Exercise objective:
Output the material exactly, but drop every image it holds.

Information supplied:
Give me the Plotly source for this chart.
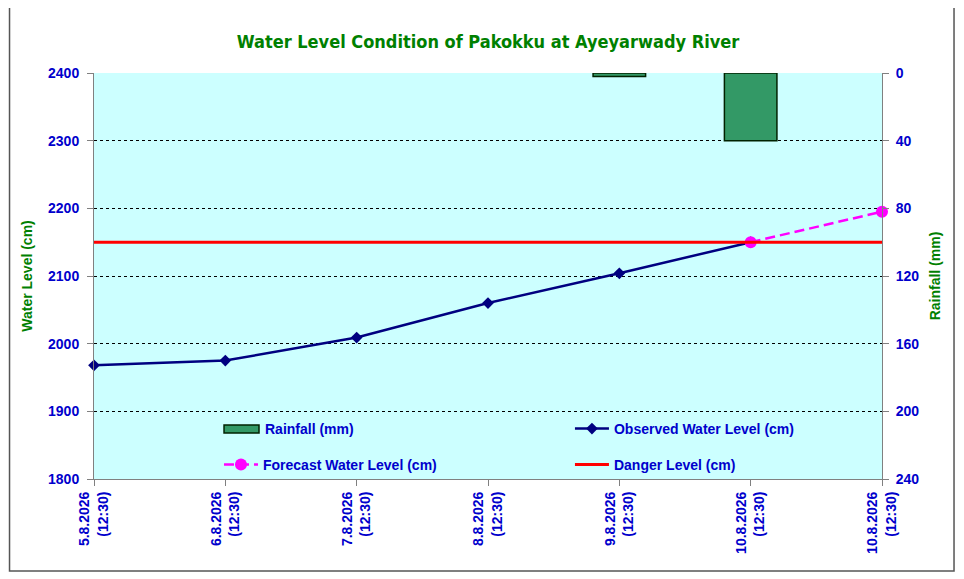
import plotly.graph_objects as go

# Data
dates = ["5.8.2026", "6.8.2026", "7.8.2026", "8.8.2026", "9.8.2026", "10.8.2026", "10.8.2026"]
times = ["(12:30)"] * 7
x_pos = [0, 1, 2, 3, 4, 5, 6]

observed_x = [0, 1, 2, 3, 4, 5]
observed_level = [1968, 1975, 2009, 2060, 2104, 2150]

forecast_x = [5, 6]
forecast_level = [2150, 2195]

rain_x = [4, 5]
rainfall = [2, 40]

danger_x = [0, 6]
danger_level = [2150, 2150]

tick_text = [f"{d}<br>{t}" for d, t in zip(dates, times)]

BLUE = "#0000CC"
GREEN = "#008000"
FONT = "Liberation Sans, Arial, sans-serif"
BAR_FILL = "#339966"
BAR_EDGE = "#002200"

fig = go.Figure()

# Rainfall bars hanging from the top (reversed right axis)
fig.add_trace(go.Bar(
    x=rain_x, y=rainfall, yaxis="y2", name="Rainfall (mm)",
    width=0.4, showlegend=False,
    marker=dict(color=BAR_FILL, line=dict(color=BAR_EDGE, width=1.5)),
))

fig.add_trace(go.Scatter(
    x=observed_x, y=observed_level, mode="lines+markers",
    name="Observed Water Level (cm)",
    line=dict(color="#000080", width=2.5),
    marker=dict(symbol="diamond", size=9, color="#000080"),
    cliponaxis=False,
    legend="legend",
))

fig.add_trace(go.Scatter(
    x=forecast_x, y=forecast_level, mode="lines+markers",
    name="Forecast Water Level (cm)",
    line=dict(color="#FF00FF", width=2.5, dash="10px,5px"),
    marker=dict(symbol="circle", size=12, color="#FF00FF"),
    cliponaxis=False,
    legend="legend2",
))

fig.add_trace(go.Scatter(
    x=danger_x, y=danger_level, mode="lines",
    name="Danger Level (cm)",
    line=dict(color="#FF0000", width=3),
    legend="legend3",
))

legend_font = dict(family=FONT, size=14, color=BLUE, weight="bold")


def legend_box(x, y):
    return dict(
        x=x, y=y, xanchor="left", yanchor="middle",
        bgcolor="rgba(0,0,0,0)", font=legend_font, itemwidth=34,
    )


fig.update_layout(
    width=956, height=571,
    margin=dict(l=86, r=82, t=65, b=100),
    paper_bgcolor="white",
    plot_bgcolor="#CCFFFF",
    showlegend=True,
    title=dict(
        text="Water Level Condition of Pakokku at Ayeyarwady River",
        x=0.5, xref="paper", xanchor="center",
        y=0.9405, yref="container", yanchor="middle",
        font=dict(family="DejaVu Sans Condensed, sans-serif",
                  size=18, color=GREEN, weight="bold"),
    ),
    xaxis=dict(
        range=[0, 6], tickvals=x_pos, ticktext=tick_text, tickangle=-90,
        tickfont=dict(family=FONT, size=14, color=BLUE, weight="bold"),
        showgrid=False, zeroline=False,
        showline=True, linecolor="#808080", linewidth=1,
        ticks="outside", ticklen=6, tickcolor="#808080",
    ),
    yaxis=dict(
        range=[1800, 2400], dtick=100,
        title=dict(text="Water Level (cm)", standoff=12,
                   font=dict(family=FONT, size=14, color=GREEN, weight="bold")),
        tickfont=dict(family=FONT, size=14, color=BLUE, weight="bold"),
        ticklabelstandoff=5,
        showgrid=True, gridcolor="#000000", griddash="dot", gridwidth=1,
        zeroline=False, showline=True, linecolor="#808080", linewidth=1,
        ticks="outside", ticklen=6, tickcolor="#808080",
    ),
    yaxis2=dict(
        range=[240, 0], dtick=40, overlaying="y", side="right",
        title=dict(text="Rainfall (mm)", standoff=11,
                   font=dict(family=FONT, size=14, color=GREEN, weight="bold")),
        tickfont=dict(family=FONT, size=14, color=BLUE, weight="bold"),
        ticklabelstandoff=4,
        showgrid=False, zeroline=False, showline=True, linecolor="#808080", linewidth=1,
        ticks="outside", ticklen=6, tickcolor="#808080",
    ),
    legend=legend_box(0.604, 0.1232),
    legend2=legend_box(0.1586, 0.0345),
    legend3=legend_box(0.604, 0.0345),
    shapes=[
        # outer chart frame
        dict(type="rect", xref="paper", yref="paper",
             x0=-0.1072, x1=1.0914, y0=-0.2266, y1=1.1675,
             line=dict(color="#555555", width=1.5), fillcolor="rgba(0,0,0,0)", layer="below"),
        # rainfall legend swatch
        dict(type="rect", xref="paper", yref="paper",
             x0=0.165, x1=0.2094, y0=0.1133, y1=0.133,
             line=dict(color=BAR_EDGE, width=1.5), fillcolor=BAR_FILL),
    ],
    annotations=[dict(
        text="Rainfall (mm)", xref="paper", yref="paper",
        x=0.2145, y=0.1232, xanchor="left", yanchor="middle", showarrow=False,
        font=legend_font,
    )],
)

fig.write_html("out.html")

Finished task:
Give me the Plotly source for this chart.
import plotly.graph_objects as go

# Data
dates = ["5.8.2026", "6.8.2026", "7.8.2026", "8.8.2026", "9.8.2026", "10.8.2026", "10.8.2026"]
times = ["(12:30)"] * 7
x_pos = [0, 1, 2, 3, 4, 5, 6]

observed_x = [0, 1, 2, 3, 4, 5]
observed_level = [1968, 1975, 2009, 2060, 2104, 2150]

forecast_x = [5, 6]
forecast_level = [2150, 2195]

rain_x = [4, 5]
rainfall = [2, 40]

danger_x = [0, 6]
danger_level = [2150, 2150]

tick_text = [f"{d}<br>{t}" for d, t in zip(dates, times)]

BLUE = "#0000CC"
GREEN = "#008000"
FONT = "Liberation Sans, Arial, sans-serif"
BAR_FILL = "#339966"
BAR_EDGE = "#002200"

fig = go.Figure()

# Rainfall bars hanging from the top (reversed right axis)
fig.add_trace(go.Bar(
    x=rain_x, y=rainfall, yaxis="y2", name="Rainfall (mm)",
    width=0.4, showlegend=False,
    marker=dict(color=BAR_FILL, line=dict(color=BAR_EDGE, width=1.5)),
))

fig.add_trace(go.Scatter(
    x=observed_x, y=observed_level, mode="lines+markers",
    name="Observed Water Level (cm)",
    line=dict(color="#000080", width=2.5),
    marker=dict(symbol="diamond", size=9, color="#000080"),
    cliponaxis=False,
    legend="legend",
))

fig.add_trace(go.Scatter(
    x=forecast_x, y=forecast_level, mode="lines+markers",
    name="Forecast Water Level (cm)",
    line=dict(color="#FF00FF", width=2.5, dash="10px,5px"),
    marker=dict(symbol="circle", size=12, color="#FF00FF"),
    cliponaxis=False,
    legend="legend2",
))

fig.add_trace(go.Scatter(
    x=danger_x, y=danger_level, mode="lines",
    name="Danger Level (cm)",
    line=dict(color="#FF0000", width=3),
    legend="legend3",
))

legend_font = dict(family=FONT, size=14, color=BLUE, weight="bold")


def legend_box(x, y):
    return dict(
        x=x, y=y, xanchor="left", yanchor="middle",
        bgcolor="rgba(0,0,0,0)", font=legend_font, itemwidth=34,
    )


fig.update_layout(
    width=956, height=571,
    margin=dict(l=86, r=82, t=65, b=100),
    paper_bgcolor="white",
    plot_bgcolor="#CCFFFF",
    showlegend=True,
    title=dict(
        text="Water Level Condition of Pakokku at Ayeyarwady River",
        x=0.5, xref="paper", xanchor="center",
        y=0.9405, yref="container", yanchor="middle",
        font=dict(family="DejaVu Sans Condensed, sans-serif",
                  size=18, color=GREEN, weight="bold"),
    ),
    xaxis=dict(
        range=[0, 6], tickvals=x_pos, ticktext=tick_text, tickangle=-90,
        tickfont=dict(family=FONT, size=14, color=BLUE, weight="bold"),
        showgrid=False, zeroline=False,
        showline=True, linecolor="#808080", linewidth=1,
        ticks="outside", ticklen=6, tickcolor="#808080",
    ),
    yaxis=dict(
        range=[1800, 2400], dtick=100,
        title=dict(text="Water Level (cm)", standoff=12,
                   font=dict(family=FONT, size=14, color=GREEN, weight="bold")),
        tickfont=dict(family=FONT, size=14, color=BLUE, weight="bold"),
        ticklabelstandoff=5,
        showgrid=True, gridcolor="#000000", griddash="dot", gridwidth=1,
        zeroline=False, showline=True, linecolor="#808080", linewidth=1,
        ticks="outside", ticklen=6, tickcolor="#808080",
    ),
    yaxis2=dict(
        range=[240, 0], dtick=40, overlaying="y", side="right",
        title=dict(text="Rainfall (mm)", standoff=11,
                   font=dict(family=FONT, size=14, color=GREEN, weight="bold")),
        tickfont=dict(family=FONT, size=14, color=BLUE, weight="bold"),
        ticklabelstandoff=4,
        showgrid=False, zeroline=False, showline=True, linecolor="#808080", linewidth=1,
        ticks="outside", ticklen=6, tickcolor="#808080",
    ),
    legend=legend_box(0.604, 0.1232),
    legend2=legend_box(0.1586, 0.0345),
    legend3=legend_box(0.604, 0.0345),
    shapes=[
        # outer chart frame
        dict(type="rect", xref="paper", yref="paper",
             x0=-0.1072, x1=1.0914, y0=-0.2266, y1=1.1675,
             line=dict(color="#555555", width=1.5), fillcolor="rgba(0,0,0,0)", layer="below"),
        # rainfall legend swatch
        dict(type="rect", xref="paper", yref="paper",
             x0=0.165, x1=0.2094, y0=0.1133, y1=0.133,
             line=dict(color=BAR_EDGE, width=1.5), fillcolor=BAR_FILL),
    ],
    annotations=[dict(
        text="Rainfall (mm)", xref="paper", yref="paper",
        x=0.2145, y=0.1232, xanchor="left", yanchor="middle", showarrow=False,
        font=legend_font,
    )],
)

fig.write_html("out.html")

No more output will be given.